For the ’03-04 marketing year, USDA projected world production of 95.38 million bales, up 540,000 bales from the July report. World mill use is projected to reach 99.16 million bales. Consequently, world ending stocks for ’03-04 are projected to be 34.29 million bales for a stocks-to-use ratio of 34.6%.
US Cotton Crop, ’03-04
|21st Cotton Leadership Class Chosen|
The NCC’s Cotton Leadership Development Committee has selected the ’03-04 cotton leadership class.
Members of this 21st class are: Producers - David Dunlow, Gaston, NC; Stoney Hargett, Alamo, TN; Craig Ivey, Tornillo, TX; and Greg Wuertz, Coolidge, AZ; Ginner - Bryan Wells, Decatur Gin Co., Bainbridge, GA; Warehouseman - Michael Nettles, Plainview Coop Compress, Lubbock, TX; Merchant - Robert Buckles, Cargill Cotton Co., Gastonia, NC; Crusher - Teresa McMillan, Planters Oil Mill Co., Pine Bluff, AR; Cooperative - Ron Nickell, Calcot, Ltd., Bakersfield, CA; and Manufacturer - Daniel LaFar, III, Bowling Green Spinning Co., Bowling Green, SC.
During 6 weeks of activity across the Cotton Belt, class members will visit with industry leaders, tour production and processing operations and observe research activities. They also will receive communications training, attend the NCC’s Annual Meeting and meet with lawmakers and government agency representatives during a visit to Washington, DC.
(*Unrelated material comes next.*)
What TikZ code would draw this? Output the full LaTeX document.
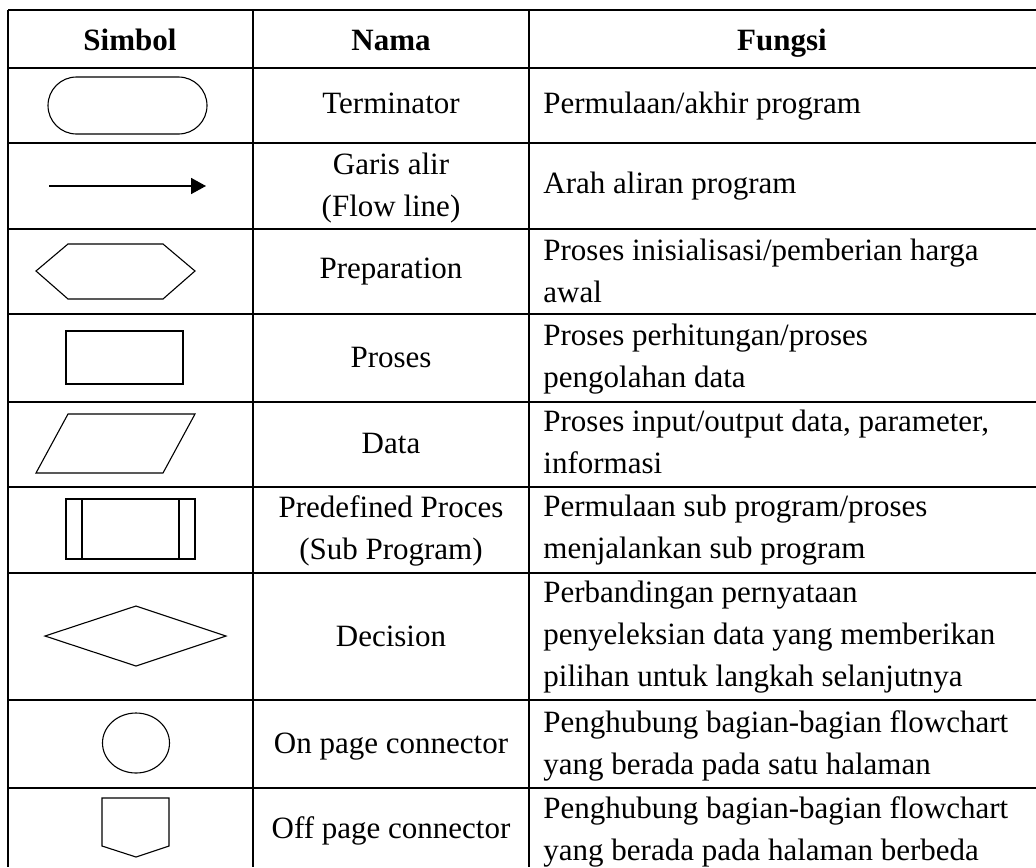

The Leadership Program, which provides developmental training to potential industry leaders, has been supported since its ’83 inception by grants from DuPont Crop Protection to The Cotton Foundation.
|Export Shipments Enjoy Strong Start to New Year|
Net export sales for the week ending Aug. 7 were 66,100 480-lb. bales, resulting in total ’03-04 sales of almost 3.1 million bales. Total sales at the same point in the ’02-03 marketing year were approximately 3.7 million bales. Total new crop (’04-05) sales are 88,300 bales.
Shipments for the first week of the new marketing year were 309,300 bales, ahead of the 181,500 bales at the comparable point in the ’02-03 marketing year.